* **Exercise brief**
Reproduce the data below in full and exclude every picture.

* **Supplied data**
● ● ●
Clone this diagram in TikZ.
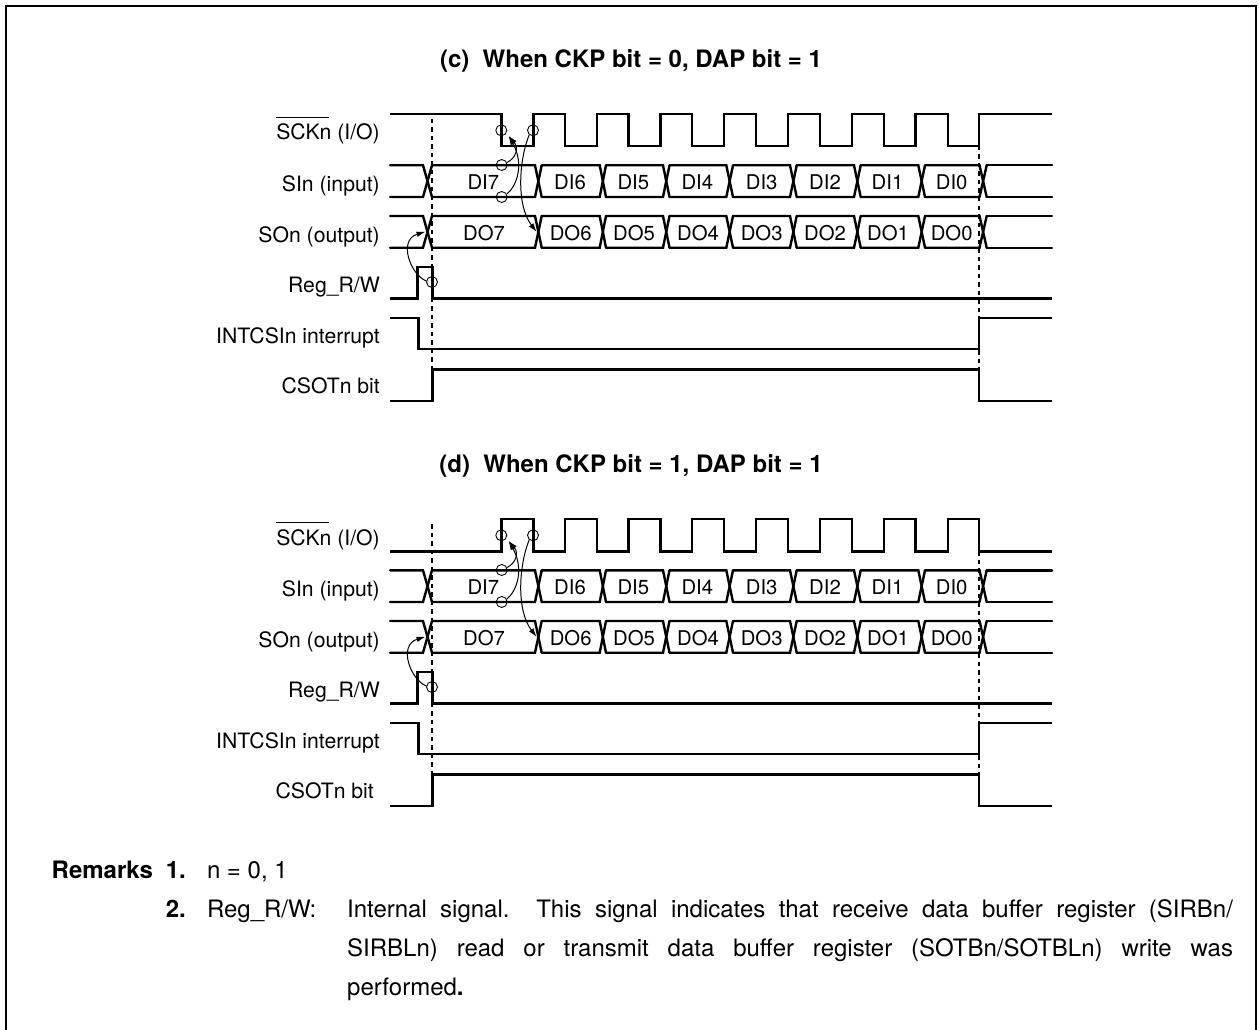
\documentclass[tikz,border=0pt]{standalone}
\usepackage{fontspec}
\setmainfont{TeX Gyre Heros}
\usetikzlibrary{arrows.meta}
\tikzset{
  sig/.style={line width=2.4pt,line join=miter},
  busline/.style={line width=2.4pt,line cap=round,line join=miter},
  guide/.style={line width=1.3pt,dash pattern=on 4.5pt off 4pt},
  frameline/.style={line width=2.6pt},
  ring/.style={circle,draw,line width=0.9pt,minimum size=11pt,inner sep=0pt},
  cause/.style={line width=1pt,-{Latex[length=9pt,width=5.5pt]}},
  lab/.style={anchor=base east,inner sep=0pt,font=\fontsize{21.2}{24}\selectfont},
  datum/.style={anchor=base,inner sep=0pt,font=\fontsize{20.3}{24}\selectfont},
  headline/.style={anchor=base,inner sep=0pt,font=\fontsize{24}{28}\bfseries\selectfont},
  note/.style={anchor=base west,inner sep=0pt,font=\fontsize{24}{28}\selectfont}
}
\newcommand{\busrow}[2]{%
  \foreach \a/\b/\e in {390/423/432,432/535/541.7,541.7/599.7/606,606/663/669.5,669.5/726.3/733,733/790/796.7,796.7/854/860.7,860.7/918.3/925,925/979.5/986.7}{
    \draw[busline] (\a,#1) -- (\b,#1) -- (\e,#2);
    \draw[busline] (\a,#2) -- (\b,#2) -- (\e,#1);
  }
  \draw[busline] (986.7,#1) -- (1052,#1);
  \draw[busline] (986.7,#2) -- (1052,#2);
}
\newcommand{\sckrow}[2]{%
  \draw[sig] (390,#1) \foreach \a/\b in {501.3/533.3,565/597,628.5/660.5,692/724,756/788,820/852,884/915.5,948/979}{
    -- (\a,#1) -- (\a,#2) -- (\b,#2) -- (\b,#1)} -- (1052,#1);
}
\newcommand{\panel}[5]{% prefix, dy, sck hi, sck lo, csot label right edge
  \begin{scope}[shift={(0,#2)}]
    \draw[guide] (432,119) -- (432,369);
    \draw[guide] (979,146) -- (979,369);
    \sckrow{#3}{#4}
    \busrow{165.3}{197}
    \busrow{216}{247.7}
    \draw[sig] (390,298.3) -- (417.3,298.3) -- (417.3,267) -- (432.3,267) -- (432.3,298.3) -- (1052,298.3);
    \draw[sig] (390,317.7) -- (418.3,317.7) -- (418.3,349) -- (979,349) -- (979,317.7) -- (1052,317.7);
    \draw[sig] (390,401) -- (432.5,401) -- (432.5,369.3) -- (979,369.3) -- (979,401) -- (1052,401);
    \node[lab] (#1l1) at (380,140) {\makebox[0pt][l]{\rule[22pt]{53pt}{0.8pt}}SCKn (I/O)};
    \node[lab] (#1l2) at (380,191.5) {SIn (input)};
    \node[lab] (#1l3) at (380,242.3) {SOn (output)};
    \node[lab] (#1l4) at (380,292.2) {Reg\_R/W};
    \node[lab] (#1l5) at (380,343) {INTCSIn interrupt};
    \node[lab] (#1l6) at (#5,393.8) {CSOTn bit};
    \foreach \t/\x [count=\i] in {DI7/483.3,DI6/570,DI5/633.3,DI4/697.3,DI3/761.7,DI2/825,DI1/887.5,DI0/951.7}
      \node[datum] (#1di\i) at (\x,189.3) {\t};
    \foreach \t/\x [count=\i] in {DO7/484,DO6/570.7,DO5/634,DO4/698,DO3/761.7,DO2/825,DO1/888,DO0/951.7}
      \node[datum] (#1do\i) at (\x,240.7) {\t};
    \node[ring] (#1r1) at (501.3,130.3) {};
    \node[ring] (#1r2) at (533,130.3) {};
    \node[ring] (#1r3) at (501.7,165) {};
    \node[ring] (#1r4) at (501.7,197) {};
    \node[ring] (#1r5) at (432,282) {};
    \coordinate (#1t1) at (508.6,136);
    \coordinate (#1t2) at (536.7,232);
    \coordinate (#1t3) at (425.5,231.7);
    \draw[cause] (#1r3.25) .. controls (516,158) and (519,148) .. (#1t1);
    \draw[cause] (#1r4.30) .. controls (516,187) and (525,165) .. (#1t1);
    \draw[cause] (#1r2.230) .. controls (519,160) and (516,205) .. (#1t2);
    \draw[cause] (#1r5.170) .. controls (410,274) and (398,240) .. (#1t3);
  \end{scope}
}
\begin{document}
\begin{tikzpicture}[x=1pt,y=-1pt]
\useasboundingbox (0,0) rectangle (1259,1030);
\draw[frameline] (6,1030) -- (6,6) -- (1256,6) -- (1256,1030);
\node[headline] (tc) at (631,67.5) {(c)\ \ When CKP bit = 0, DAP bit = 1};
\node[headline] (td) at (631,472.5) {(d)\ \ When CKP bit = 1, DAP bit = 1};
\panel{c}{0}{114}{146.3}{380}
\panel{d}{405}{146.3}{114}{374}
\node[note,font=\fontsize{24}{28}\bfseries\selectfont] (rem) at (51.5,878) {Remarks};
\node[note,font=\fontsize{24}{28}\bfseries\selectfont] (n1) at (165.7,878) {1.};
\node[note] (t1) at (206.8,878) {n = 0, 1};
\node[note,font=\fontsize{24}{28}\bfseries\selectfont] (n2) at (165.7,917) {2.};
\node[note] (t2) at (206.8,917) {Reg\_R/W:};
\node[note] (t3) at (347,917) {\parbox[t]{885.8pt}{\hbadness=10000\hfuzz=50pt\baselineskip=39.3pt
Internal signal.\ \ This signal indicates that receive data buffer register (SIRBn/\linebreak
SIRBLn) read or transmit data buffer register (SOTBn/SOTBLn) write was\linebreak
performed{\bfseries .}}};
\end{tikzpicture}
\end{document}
● ● ●
* **Solution to this problem**
Clone this diagram in TikZ.
\documentclass[tikz,border=0pt]{standalone}
\usepackage{fontspec}
\setmainfont{TeX Gyre Heros}
\usetikzlibrary{arrows.meta}
\tikzset{
  sig/.style={line width=2.4pt,line join=miter},
  busline/.style={line width=2.4pt,line cap=round,line join=miter},
  guide/.style={line width=1.3pt,dash pattern=on 4.5pt off 4pt},
  frameline/.style={line width=2.6pt},
  ring/.style={circle,draw,line width=0.9pt,minimum size=11pt,inner sep=0pt},
  cause/.style={line width=1pt,-{Latex[length=9pt,width=5.5pt]}},
  lab/.style={anchor=base east,inner sep=0pt,font=\fontsize{21.2}{24}\selectfont},
  datum/.style={anchor=base,inner sep=0pt,font=\fontsize{20.3}{24}\selectfont},
  headline/.style={anchor=base,inner sep=0pt,font=\fontsize{24}{28}\bfseries\selectfont},
  note/.style={anchor=base west,inner sep=0pt,font=\fontsize{24}{28}\selectfont}
}
\newcommand{\busrow}[2]{%
  \foreach \a/\b/\e in {390/423/432,432/535/541.7,541.7/599.7/606,606/663/669.5,669.5/726.3/733,733/790/796.7,796.7/854/860.7,860.7/918.3/925,925/979.5/986.7}{
    \draw[busline] (\a,#1) -- (\b,#1) -- (\e,#2);
    \draw[busline] (\a,#2) -- (\b,#2) -- (\e,#1);
  }
  \draw[busline] (986.7,#1) -- (1052,#1);
  \draw[busline] (986.7,#2) -- (1052,#2);
}
\newcommand{\sckrow}[2]{%
  \draw[sig] (390,#1) \foreach \a/\b in {501.3/533.3,565/597,628.5/660.5,692/724,756/788,820/852,884/915.5,948/979}{
    -- (\a,#1) -- (\a,#2) -- (\b,#2) -- (\b,#1)} -- (1052,#1);
}
\newcommand{\panel}[5]{% prefix, dy, sck hi, sck lo, csot label right edge
  \begin{scope}[shift={(0,#2)}]
    \draw[guide] (432,119) -- (432,369);
    \draw[guide] (979,146) -- (979,369);
    \sckrow{#3}{#4}
    \busrow{165.3}{197}
    \busrow{216}{247.7}
    \draw[sig] (390,298.3) -- (417.3,298.3) -- (417.3,267) -- (432.3,267) -- (432.3,298.3) -- (1052,298.3);
    \draw[sig] (390,317.7) -- (418.3,317.7) -- (418.3,349) -- (979,349) -- (979,317.7) -- (1052,317.7);
    \draw[sig] (390,401) -- (432.5,401) -- (432.5,369.3) -- (979,369.3) -- (979,401) -- (1052,401);
    \node[lab] (#1l1) at (380,140) {\makebox[0pt][l]{\rule[22pt]{53pt}{0.8pt}}SCKn (I/O)};
    \node[lab] (#1l2) at (380,191.5) {SIn (input)};
    \node[lab] (#1l3) at (380,242.3) {SOn (output)};
    \node[lab] (#1l4) at (380,292.2) {Reg\_R/W};
    \node[lab] (#1l5) at (380,343) {INTCSIn interrupt};
    \node[lab] (#1l6) at (#5,393.8) {CSOTn bit};
    \foreach \t/\x [count=\i] in {DI7/483.3,DI6/570,DI5/633.3,DI4/697.3,DI3/761.7,DI2/825,DI1/887.5,DI0/951.7}
      \node[datum] (#1di\i) at (\x,189.3) {\t};
    \foreach \t/\x [count=\i] in {DO7/484,DO6/570.7,DO5/634,DO4/698,DO3/761.7,DO2/825,DO1/888,DO0/951.7}
      \node[datum] (#1do\i) at (\x,240.7) {\t};
    \node[ring] (#1r1) at (501.3,130.3) {};
    \node[ring] (#1r2) at (533,130.3) {};
    \node[ring] (#1r3) at (501.7,165) {};
    \node[ring] (#1r4) at (501.7,197) {};
    \node[ring] (#1r5) at (432,282) {};
    \coordinate (#1t1) at (508.6,136);
    \coordinate (#1t2) at (536.7,232);
    \coordinate (#1t3) at (425.5,231.7);
    \draw[cause] (#1r3.25) .. controls (516,158) and (519,148) .. (#1t1);
    \draw[cause] (#1r4.30) .. controls (516,187) and (525,165) .. (#1t1);
    \draw[cause] (#1r2.230) .. controls (519,160) and (516,205) .. (#1t2);
    \draw[cause] (#1r5.170) .. controls (410,274) and (398,240) .. (#1t3);
  \end{scope}
}
\begin{document}
\begin{tikzpicture}[x=1pt,y=-1pt]
\useasboundingbox (0,0) rectangle (1259,1030);
\draw[frameline] (6,1030) -- (6,6) -- (1256,6) -- (1256,1030);
\node[headline] (tc) at (631,67.5) {(c)\ \ When CKP bit = 0, DAP bit = 1};
\node[headline] (td) at (631,472.5) {(d)\ \ When CKP bit = 1, DAP bit = 1};
\panel{c}{0}{114}{146.3}{380}
\panel{d}{405}{146.3}{114}{374}
\node[note,font=\fontsize{24}{28}\bfseries\selectfont] (rem) at (51.5,878) {Remarks};
\node[note,font=\fontsize{24}{28}\bfseries\selectfont] (n1) at (165.7,878) {1.};
\node[note] (t1) at (206.8,878) {n = 0, 1};
\node[note,font=\fontsize{24}{28}\bfseries\selectfont] (n2) at (165.7,917) {2.};
\node[note] (t2) at (206.8,917) {Reg\_R/W:};
\node[note] (t3) at (347,917) {\parbox[t]{885.8pt}{\hbadness=10000\hfuzz=50pt\baselineskip=39.3pt
Internal signal.\ \ This signal indicates that receive data buffer register (SIRBn/\linebreak
SIRBLn) read or transmit data buffer register (SOTBn/SOTBLn) write was\linebreak
performed{\bfseries .}}};
\end{tikzpicture}
\end{document}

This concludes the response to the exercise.